Net income, before integration expense and the extraordinary item, rose 99.9% in the second quarter to $28.2 million from $14.1 million in the comparable quarter last year. Including integration expense and the extraordinary item the company reported a 12.9% increase in net income to $15.9 million. Year-to-date net income, before integration expense and the extraordinary item, increased 164.3% to $47.6 million from $18.0 million last year. Including integration expense and the extraordinary item the company reported a 55.8% increase in net income to $28.0 million.

During the seasonally strong second quarter, the company generated $75 million in free cash flow. The company has raised its fiscal year free cash flow guidance to a range of $100 million to $110 million from $90 million to $100 million.

On July 26, 2002, the company closed its acquisition of approximately 55 Trak Auto Parts stores in the northern Virginia, Washington DC and eastern Maryland market.

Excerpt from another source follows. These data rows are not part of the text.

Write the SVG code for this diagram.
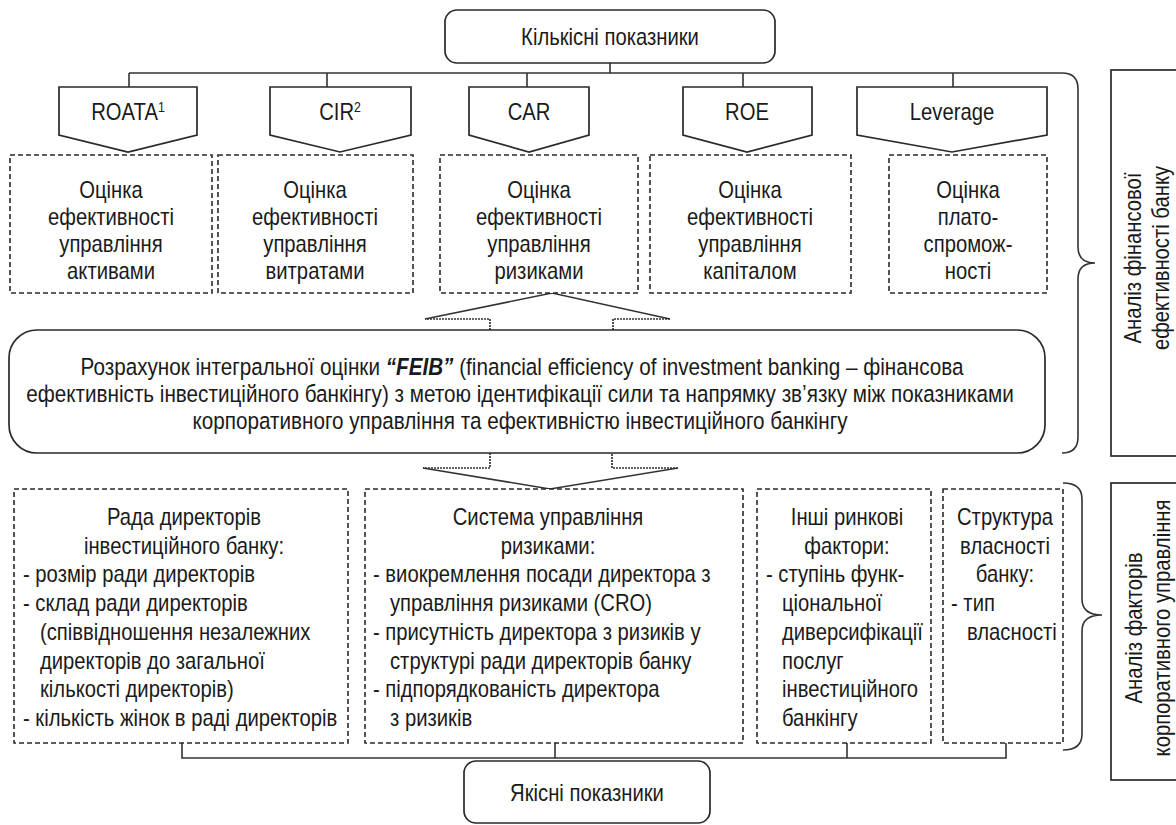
<svg xmlns="http://www.w3.org/2000/svg" width="1176" height="825" viewBox="0 0 1176 825">
<style>
text { font-family: "Liberation Sans", Arial, sans-serif; font-size: 23px; fill: #1a1a1a; }
.c { text-anchor: middle; }
.big { font-size: 23.5px; }
.solid { fill: #fff; stroke: #2a2a2a; stroke-width: 1.7; }
.dash { fill: #fff; stroke: #2a2a2a; stroke-width: 1.6; stroke-dasharray: 5 3; }
.ln { fill: none; stroke: #333; stroke-width: 1.6; }
.dl { fill: none; stroke: #333; stroke-width: 1.7; stroke-dasharray: 2 1; }
.bi { font-weight: bold; font-style: italic; }
</style>
<rect width="1176" height="825" fill="#fff"/>

<g id="connectors">
  <path class="ln" d="M610,63 V73 M129,73 H1062 M129,73 V87 M327,73 V87 M527,73 V87 M743,73 V87 M953,73 V87"/>
  <path class="ln" d="M182,743 V758 H1006 V743 M555,743 V758 M847,743 V758"/>
  <path class="ln" d="M425,319 L552,293 L670,319"/>
  <path class="dl" d="M490,330 V319 H425 M670,319 H613 V330"/>
  <path class="ln" d="M423,468 L550,489 L678,468"/>
  <path class="dl" d="M490,453 V468 H423 M678,468 H612 V453"/>
</g>

<g id="braces">
  <path class="ln" d="M1062,73 Q1078,73 1078,89 V247 Q1078,263 1095,263 Q1078,263 1078,279 V437 Q1078,453 1062,453"/>
  <path class="ln" d="M1063,483 Q1082,483 1082,499 V599 Q1082,615 1102,615 Q1082,615 1082,631 V734 Q1082,750 1063,750"/>
</g>

<g id="top">
  <rect class="solid" x="445" y="10" width="330" height="53" rx="12"/>
  <text class="c" transform="translate(610,45) scale(.88,1)">Кількісні показники</text>
</g>

<g id="roata">
  <path class="solid" d="M59,87 H197 V135 L128,152 L59,135 Z"/>
  <text class="c" transform="translate(128,120) scale(.88,1)">ROATA<tspan font-size="14" dy="-8">1</tspan></text>
</g>
<g id="cir">
  <path class="solid" d="M270,87 H411 V135 L340,152 L270,135 Z"/>
  <text class="c" transform="translate(340,120) scale(.88,1)">CIR<tspan font-size="14" dy="-8">2</tspan></text>
</g>
<g id="car">
  <path class="solid" d="M469,87 H589 V135 L529,152 L469,135 Z"/>
  <text class="c" transform="translate(529,120) scale(.88,1)">CAR</text>
</g>
<g id="roe">
  <path class="solid" d="M683,87 H812 V135 L747,152 L683,135 Z"/>
  <text class="c" transform="translate(747,120) scale(.88,1)">ROE</text>
</g>
<g id="leverage">
  <path class="solid" d="M857,87 H1047 V135 L952,152 L857,135 Z"/>
  <text class="c" transform="translate(952,120) scale(.88,1)">Leverage</text>
</g>

<g id="e1">
  <rect class="dash" x="10" y="155" width="202" height="138"/>
  <text class="c" transform="translate(111,198) scale(.88,1)">Оцінка</text>
  <text class="c" transform="translate(111,225) scale(.88,1)">ефективності</text>
  <text class="c" transform="translate(111,252) scale(.88,1)">управління</text>
  <text class="c" transform="translate(111,279) scale(.88,1)">активами</text>
</g>
<g id="e2">
  <rect class="dash" x="218" y="155" width="195" height="138"/>
  <text class="c" transform="translate(315,198) scale(.88,1)">Оцінка</text>
  <text class="c" transform="translate(315,225) scale(.88,1)">ефективності</text>
  <text class="c" transform="translate(315,252) scale(.88,1)">управління</text>
  <text class="c" transform="translate(315,279) scale(.88,1)">витратами</text>
</g>
<g id="e3">
  <rect class="dash" x="440" y="155" width="198" height="138"/>
  <text class="c" transform="translate(539,198) scale(.88,1)">Оцінка</text>
  <text class="c" transform="translate(539,225) scale(.88,1)">ефективності</text>
  <text class="c" transform="translate(539,252) scale(.88,1)">управління</text>
  <text class="c" transform="translate(539,279) scale(.88,1)">ризиками</text>
</g>
<g id="e4">
  <rect class="dash" x="650" y="155" width="201" height="138"/>
  <text class="c" transform="translate(750,198) scale(.88,1)">Оцінка</text>
  <text class="c" transform="translate(750,225) scale(.88,1)">ефективності</text>
  <text class="c" transform="translate(750,252) scale(.88,1)">управління</text>
  <text class="c" transform="translate(750,279) scale(.88,1)">капіталом</text>
</g>
<g id="e5">
  <rect class="dash" x="889" y="155" width="158" height="138"/>
  <text class="c" transform="translate(968,198) scale(.88,1)">Оцінка</text>
  <text class="c" transform="translate(968,225) scale(.88,1)">плато-</text>
  <text class="c" transform="translate(968,252) scale(.88,1)">спромож-</text>
  <text class="c" transform="translate(968,279) scale(.88,1)">ності</text>
</g>

<g id="feib">
  <rect class="solid" x="9" y="330" width="1036" height="123" rx="28"/>
  <text class="c big" transform="translate(522,375) scale(.88,1)">Розрахунок інтегральної оцінки <tspan class="bi">“FEIB”</tspan> (financial efficiency of investment banking – фінансова</text>
  <text class="c big" transform="translate(520,402) scale(.88,1)">ефективність інвестиційного банкінгу) з метою ідентифікації сили та напрямку зв’язку між показниками</text>
  <text class="c big" transform="translate(520,429) scale(.88,1)">корпоративного управління та ефективністю інвестиційного банкінгу</text>
</g>

<g id="board">
  <rect class="dash" x="14" y="489" width="334" height="254"/>
  <text class="c" transform="translate(184,525) scale(.88,1)">Рада директорів</text>
  <text class="c" transform="translate(184,554) scale(.88,1)">інвестиційного банку:</text>
  <text transform="translate(23,582) scale(.88,1)">- розмір ради директорів</text>
  <text transform="translate(23,611) scale(.88,1)">- склад ради директорів</text>
  <text transform="translate(40,640) scale(.88,1)">(співвідношення незалежних</text>
  <text transform="translate(40,669) scale(.88,1)">директорів до загальної</text>
  <text transform="translate(40,697) scale(.88,1)">кількості директорів)</text>
  <text transform="translate(23,726) scale(.88,1)">- кількість жінок в раді директорів</text>
</g>
<g id="risk">
  <rect class="dash" x="365" y="489" width="378" height="254"/>
  <text class="c" transform="translate(548,525) scale(.88,1)">Система управління</text>
  <text class="c" transform="translate(548,554) scale(.88,1)">ризиками:</text>
  <text transform="translate(373,582) scale(.88,1)">- виокремлення посади директора з</text>
  <text transform="translate(390,611) scale(.88,1)">управління ризиками (CRO)</text>
  <text transform="translate(373,640) scale(.88,1)">- присутність директора з ризиків у</text>
  <text transform="translate(390,669) scale(.88,1)">структурі ради директорів банку</text>
  <text transform="translate(373,697) scale(.88,1)">- підпорядкованість директора</text>
  <text transform="translate(390,726) scale(.88,1)">з ризиків</text>
</g>
<g id="market">
  <rect class="dash" x="757" y="489" width="174" height="254"/>
  <text class="c" transform="translate(847,525) scale(.88,1)">Інші ринкові</text>
  <text class="c" transform="translate(847,554) scale(.88,1)">фактори:</text>
  <text transform="translate(766,582) scale(.88,1)">- ступінь функ-</text>
  <text transform="translate(782,611) scale(.88,1)">ціональної</text>
  <text transform="translate(782,640) scale(.88,1)">диверсифікації</text>
  <text transform="translate(782,669) scale(.88,1)">послуг</text>
  <text transform="translate(782,697) scale(.88,1)">інвестиційного</text>
  <text transform="translate(782,726) scale(.88,1)">банкінгу</text>
</g>
<g id="ownership">
  <rect class="dash" x="943" y="489" width="120" height="254"/>
  <text class="c" transform="translate(1005,525) scale(.88,1)">Структура</text>
  <text class="c" transform="translate(1005,554) scale(.88,1)">власності</text>
  <text class="c" transform="translate(1005,582) scale(.88,1)">банку:</text>
  <text transform="translate(951,611) scale(.88,1)">- тип</text>
  <text transform="translate(967,640) scale(.88,1)">власності</text>
</g>

<g id="bottom">
  <rect class="solid" x="464" y="761" width="246" height="62" rx="12"/>
  <text class="c" transform="translate(587,801) scale(.88,1)">Якісні показники</text>
</g>

<g id="label-fin">
  <rect class="solid" x="1111" y="70" width="80" height="386"/>
  <text class="c" transform="translate(1141,258) rotate(-90) scale(.88,1)">Аналіз фінансової</text>
  <text class="c" transform="translate(1169,258) rotate(-90) scale(.88,1)">ефективності банку</text>
</g>
<g id="label-corp">
  <rect class="solid" x="1111" y="483" width="80" height="297"/>
  <text class="c" transform="translate(1142,628) rotate(-90) scale(.88,1)">Аналіз факторів</text>
  <text class="c" transform="translate(1170,628) rotate(-90) scale(.88,1)">корпоративного управління</text>
</g>
</svg>
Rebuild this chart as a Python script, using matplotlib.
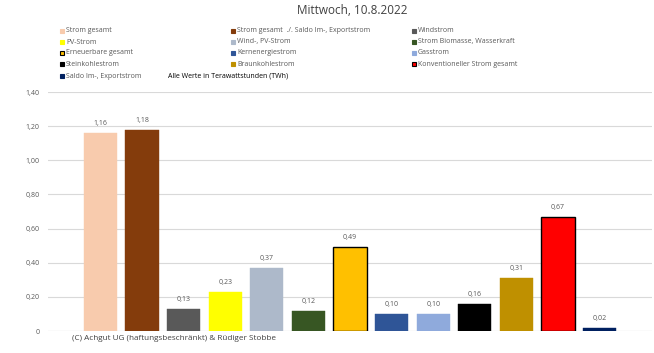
import matplotlib
matplotlib.use("Agg")
from matplotlib import pyplot as plt
from matplotlib.patches import Rectangle

# data
labels = ['Strom gesamt', 'Strom gesamt  ./. Saldo Im-, Exportstrom', 'Windstrom',
          'PV-Strom', 'Wind-, PV-Strom', 'Strom Biomasse, Wasserkraft',
          'Erneuerbare gesamt', 'Kernenergiestrom', 'Gasstrom',
          'Steinkohlestrom', 'Braunkohlestrom', 'Konventioneller Strom gesamt',
          'Saldo Im-, Exportstrom']
values = [1.16, 1.18, 0.13, 0.23, 0.37, 0.12, 0.49, 0.10, 0.10, 0.16, 0.31, 0.67, 0.02]
colors = ['#F8CBAD', '#843C0C', '#595959', '#FFFF00', '#ADB9CA', '#375623',
          '#FFC000', '#2F5597', '#8FAADC', '#000000', '#BF9000', '#FF0000', '#002060']
edges = [None] * 13
edges[6] = 'black'
edges[11] = 'black'
yticks = [0, 0.2, 0.4, 0.6, 0.8, 1.0, 1.2, 1.4]
ytick_labels = ['0', '0,20', '0,40', '0,60', '0,80', '1,00', '1,20', '1,40']

plt.rcParams['font.family'] = ['Open Sans', 'DejaVu Sans']
txt = '#595959'

fig = plt.figure(figsize=(6.54, 3.53), dpi=100)
ax = fig.add_axes([48 / 654, 1 - 331 / 353, 604 / 654, 239 / 353])

x = list(range(len(values)))
for i in x:
    ec = edges[i] if edges[i] else colors[i]
    ax.bar(i, values[i], width=0.8, color=colors[i], edgecolor=ec,
           linewidth=1.0 if edges[i] else 0.3, zorder=3)
    ax.text(i, values[i] + 0.035, f'{values[i]:.2f}'.replace('.', ','),
            ha='center', va='bottom', fontsize=5, color=txt)

ax.set_xlim(-1.26, 13.26)
ax.set_ylim(0, 1.4)
ax.set_yticks(yticks)
ax.set_yticklabels(ytick_labels, fontsize=5, color=txt)
ax.set_xticks([])
ax.grid(axis='y', color='#D9D9D9', linewidth=0.8, zorder=0)
for s in ax.spines.values():
    s.set_visible(False)
ax.tick_params(axis='y', length=0, pad=6)
ax.axhline(0, color='#D9D9D9', linewidth=0.8, zorder=1)

fig.text(352 / 654, 1 - 11 / 353, 'Mittwoch, 10.8.2022', ha='center', va='center',
         fontsize=8.5, color='#404040')

# legend, row-major like Excel
col_x = [62, 233, 414]
row_y = [31, 42, 53, 64, 76]
for i, lab in enumerate(labels):
    cx = col_x[i % 3]
    cy = row_y[i // 3]
    ec = edges[i] if edges[i] else colors[i]
    fig.patches.append(Rectangle(((cx - 2.2) / 654, 1 - (cy + 2.2) / 353), 4.4 / 654, 4.4 / 353,
                                 facecolor=colors[i], edgecolor=ec, linewidth=0.8,
                                 transform=fig.transFigure, figure=fig))
    fig.text((cx + 4) / 654, 1 - cy / 353, lab, ha='left', va='center',
             fontsize=5, color=txt)
fig.text(168 / 654, 1 - 76 / 353, 'Alle Werte in Terawattstunden (TWh)', ha='left',
         va='center', fontsize=5, color='black')

fig.text(72 / 654, 1 - 338 / 353, '(C) Achgut UG (haftungsbeschränkt) & Rüdiger Stobbe',
         ha='left', va='center', fontsize=5.9, color='#404040',
         bbox=dict(facecolor='white', edgecolor='none', pad=1.5))

fig.savefig('out.png', dpi=100)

The Company anticipates that it will successfully convert each of the locations to Advance Auto Parts by year-end, including enhanced inventory selection and state-of-the-art store systems.

With respect to the outlook for the remainder of fiscal 2002, the company raised its earnings per diluted share guidance to a range of $2.53 to $2.60 per share before integration expense and the extraordinary item for 2002. For the fiscal year 2003, the company believes it can achieve a 25% increase in earnings per share.